* **Data**
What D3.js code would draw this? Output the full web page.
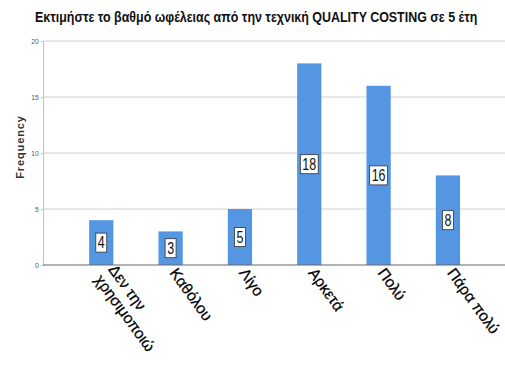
<!DOCTYPE html>
<html>
<head>
<meta charset="utf-8">
<script src="https://cdn.jsdelivr.net/npm/d3@7"></script>
<style>
  html, body { margin: 0; padding: 0; background: #fff; }
  svg { display: block; }
</style>
</head>
<body>
<svg id="chart" width="505" height="369"></svg>
<script>
// Response categories and counts
const categories = ["Δεν την χρησιμοποιώ", "Καθόλου", "Λίγο", "Αρκετά", "Πολύ", "Πάρα πολύ"];
const categoryLines = [["Δεν την", "χρησιμοποιώ"], ["Καθόλου"], ["Λίγο"], ["Αρκετά"], ["Πολύ"], ["Πάρα πολύ"]];
const frequencies = [4, 3, 5, 18, 16, 8];
const yTicks = [0, 5, 10, 15, 20];
const title = "Εκτιμήστε το βαθμό ωφέλειας από την τεχνική QUALITY COSTING σε 5 έτη";
const yLabel = "Frequency";

const svg = d3.select("#chart");
const plot = { left: 43, right: 505, top: 41, bottom: 265 };

const x = d3.scaleBand()
  .domain(categories)
  .range([66.6, 482.6])
  .paddingInner(0.65)
  .paddingOuter(0.325);

const y = d3.scaleLinear()
  .domain([0, 20])
  .range([plot.bottom, plot.top]);

// Title, condensed horizontally to fit its line
const titleText = svg.append("text")
  .style("font-family", "'Liberation Sans', Arial, sans-serif")
  .style("font-weight", "bold")
  .style("font-size", "15px")
  .style("fill", "#111")
  .text(title);
const titleW = titleText.node().getComputedTextLength();
titleText.attr("transform", `translate(35,22) scale(${443 / titleW},1)`);

// Horizontal gridlines
svg.append("g")
  .selectAll("line")
  .data(yTicks.filter(d => d > 0))
  .join("line")
  .attr("x1", plot.left)
  .attr("x2", plot.right)
  .attr("y1", d => y(d))
  .attr("y2", d => y(d))
  .attr("stroke", "#d2d2d2")
  .attr("stroke-width", 1);

// Y axis
const yAxis = d3.axisLeft(y).tickValues(yTicks).tickSize(2).tickPadding(3);
const gy = svg.append("g")
  .attr("transform", `translate(${plot.left},0)`)
  .call(yAxis);
gy.select(".domain").attr("stroke", "#c4c4c4");
gy.selectAll(".tick line").attr("stroke", "#c4c4c4");
gy.selectAll(".tick text")
  .attr("transform", "scale(0.85,1)")
  .style("font-family", "'Liberation Sans', Arial, sans-serif")
  .style("font-size", "8px")
  .style("fill", "#555");

svg.append("text")
  .attr("transform", `translate(24,147) rotate(-90)`)
  .attr("text-anchor", "middle")
  .style("font-family", "'Liberation Sans', Arial, sans-serif")
  .style("font-weight", "bold")
  .style("font-size", "11px")
  .style("letter-spacing", "0.9px")
  .style("fill", "#333")
  .text(yLabel);

// Bars
svg.append("g")
  .selectAll("rect")
  .data(frequencies)
  .join("rect")
  .attr("x", (d, i) => x(categories[i]))
  .attr("width", x.bandwidth())
  .attr("y", d => y(d))
  .attr("height", d => y(0) - y(d))
  .attr("fill", "#5596e3");

// X axis baseline
svg.append("line")
  .attr("x1", plot.left)
  .attr("x2", plot.right)
  .attr("y1", plot.bottom)
  .attr("y2", plot.bottom)
  .attr("stroke", "#666")
  .attr("stroke-width", 1);

// Value labels in boxes (condensed digits)
const labels = svg.append("g")
  .selectAll("g")
  .data(frequencies)
  .join("g")
  .attr("transform", (d, i) => `translate(${x(categories[i]) + x.bandwidth() / 2},${(y(d) + y(0)) / 2})`);

labels.each(function (d) {
  const g = d3.select(this);
  const box = g.append("rect");
  const t = g.append("text")
    .attr("text-anchor", "middle")
    .attr("dy", "0.36em")
    .attr("transform", "scale(0.78,1)")
    .style("font-family", "'Liberation Sans', Arial, sans-serif")
    .style("font-size", "16px")
    .style("fill", "#111")
    .text(d);
  const w = t.node().getBBox().width * 0.78;
  box.attr("x", -w / 2 - 2)
    .attr("y", -9.5)
    .attr("width", w + 4)
    .attr("height", 19)
    .attr("fill", "#fff")
    .attr("stroke", "#333")
    .attr("stroke-width", 0.8);
});

// Rotated category labels
const lineH = 17;
const angle = 54;
const xl = svg.append("g")
  .selectAll("text")
  .data(categoryLines)
  .join("text")
  .attr("transform", (d, i) => `translate(${x(categories[i]) + x.bandwidth() / 2 - 1.5},${plot.bottom + 8}) rotate(${angle})`)
  .style("font-family", "'Liberation Sans', Arial, sans-serif")
  .style("font-size", "15.5px")
  .style("fill", "#000")
  .style("stroke", "#000")
  .style("stroke-width", "0.25px");

xl.selectAll("tspan")
  .data(d => d.map((t, j) => ({ t, j, n: d.length })))
  .join("tspan")
  .attr("x", d => (d.n - 1) * 2)
  .attr("y", d => (d.j - (d.n - 1) * 0.5) * lineH)
  .text(d => d.t);
</script>
</body>
</html>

* **Work to complete**
Extract all the data above exactly, excluding every picture.

* **Answer to the problem**
What D3.js code would draw this? Output the full web page.
<!DOCTYPE html>
<html>
<head>
<meta charset="utf-8">
<script src="https://cdn.jsdelivr.net/npm/d3@7"></script>
<style>
  html, body { margin: 0; padding: 0; background: #fff; }
  svg { display: block; }
</style>
</head>
<body>
<svg id="chart" width="505" height="369"></svg>
<script>
// Response categories and counts
const categories = ["Δεν την χρησιμοποιώ", "Καθόλου", "Λίγο", "Αρκετά", "Πολύ", "Πάρα πολύ"];
const categoryLines = [["Δεν την", "χρησιμοποιώ"], ["Καθόλου"], ["Λίγο"], ["Αρκετά"], ["Πολύ"], ["Πάρα πολύ"]];
const frequencies = [4, 3, 5, 18, 16, 8];
const yTicks = [0, 5, 10, 15, 20];
const title = "Εκτιμήστε το βαθμό ωφέλειας από την τεχνική QUALITY COSTING σε 5 έτη";
const yLabel = "Frequency";

const svg = d3.select("#chart");
const plot = { left: 43, right: 505, top: 41, bottom: 265 };

const x = d3.scaleBand()
  .domain(categories)
  .range([66.6, 482.6])
  .paddingInner(0.65)
  .paddingOuter(0.325);

const y = d3.scaleLinear()
  .domain([0, 20])
  .range([plot.bottom, plot.top]);

// Title, condensed horizontally to fit its line
const titleText = svg.append("text")
  .style("font-family", "'Liberation Sans', Arial, sans-serif")
  .style("font-weight", "bold")
  .style("font-size", "15px")
  .style("fill", "#111")
  .text(title);
const titleW = titleText.node().getComputedTextLength();
titleText.attr("transform", `translate(35,22) scale(${443 / titleW},1)`);

// Horizontal gridlines
svg.append("g")
  .selectAll("line")
  .data(yTicks.filter(d => d > 0))
  .join("line")
  .attr("x1", plot.left)
  .attr("x2", plot.right)
  .attr("y1", d => y(d))
  .attr("y2", d => y(d))
  .attr("stroke", "#d2d2d2")
  .attr("stroke-width", 1);

// Y axis
const yAxis = d3.axisLeft(y).tickValues(yTicks).tickSize(2).tickPadding(3);
const gy = svg.append("g")
  .attr("transform", `translate(${plot.left},0)`)
  .call(yAxis);
gy.select(".domain").attr("stroke", "#c4c4c4");
gy.selectAll(".tick line").attr("stroke", "#c4c4c4");
gy.selectAll(".tick text")
  .attr("transform", "scale(0.85,1)")
  .style("font-family", "'Liberation Sans', Arial, sans-serif")
  .style("font-size", "8px")
  .style("fill", "#555");

svg.append("text")
  .attr("transform", `translate(24,147) rotate(-90)`)
  .attr("text-anchor", "middle")
  .style("font-family", "'Liberation Sans', Arial, sans-serif")
  .style("font-weight", "bold")
  .style("font-size", "11px")
  .style("letter-spacing", "0.9px")
  .style("fill", "#333")
  .text(yLabel);

// Bars
svg.append("g")
  .selectAll("rect")
  .data(frequencies)
  .join("rect")
  .attr("x", (d, i) => x(categories[i]))
  .attr("width", x.bandwidth())
  .attr("y", d => y(d))
  .attr("height", d => y(0) - y(d))
  .attr("fill", "#5596e3");

// X axis baseline
svg.append("line")
  .attr("x1", plot.left)
  .attr("x2", plot.right)
  .attr("y1", plot.bottom)
  .attr("y2", plot.bottom)
  .attr("stroke", "#666")
  .attr("stroke-width", 1);

// Value labels in boxes (condensed digits)
const labels = svg.append("g")
  .selectAll("g")
  .data(frequencies)
  .join("g")
  .attr("transform", (d, i) => `translate(${x(categories[i]) + x.bandwidth() / 2},${(y(d) + y(0)) / 2})`);

labels.each(function (d) {
  const g = d3.select(this);
  const box = g.append("rect");
  const t = g.append("text")
    .attr("text-anchor", "middle")
    .attr("dy", "0.36em")
    .attr("transform", "scale(0.78,1)")
    .style("font-family", "'Liberation Sans', Arial, sans-serif")
    .style("font-size", "16px")
    .style("fill", "#111")
    .text(d);
  const w = t.node().getBBox().width * 0.78;
  box.attr("x", -w / 2 - 2)
    .attr("y", -9.5)
    .attr("width", w + 4)
    .attr("height", 19)
    .attr("fill", "#fff")
    .attr("stroke", "#333")
    .attr("stroke-width", 0.8);
});

// Rotated category labels
const lineH = 17;
const angle = 54;
const xl = svg.append("g")
  .selectAll("text")
  .data(categoryLines)
  .join("text")
  .attr("transform", (d, i) => `translate(${x(categories[i]) + x.bandwidth() / 2 - 1.5},${plot.bottom + 8}) rotate(${angle})`)
  .style("font-family", "'Liberation Sans', Arial, sans-serif")
  .style("font-size", "15.5px")
  .style("fill", "#000")
  .style("stroke", "#000")
  .style("stroke-width", "0.25px");

xl.selectAll("tspan")
  .data(d => d.map((t, j) => ({ t, j, n: d.length })))
  .join("tspan")
  .attr("x", d => (d.n - 1) * 2)
  .attr("y", d => (d.j - (d.n - 1) * 0.5) * lineH)
  .text(d => d.t);
</script>
</body>
</html>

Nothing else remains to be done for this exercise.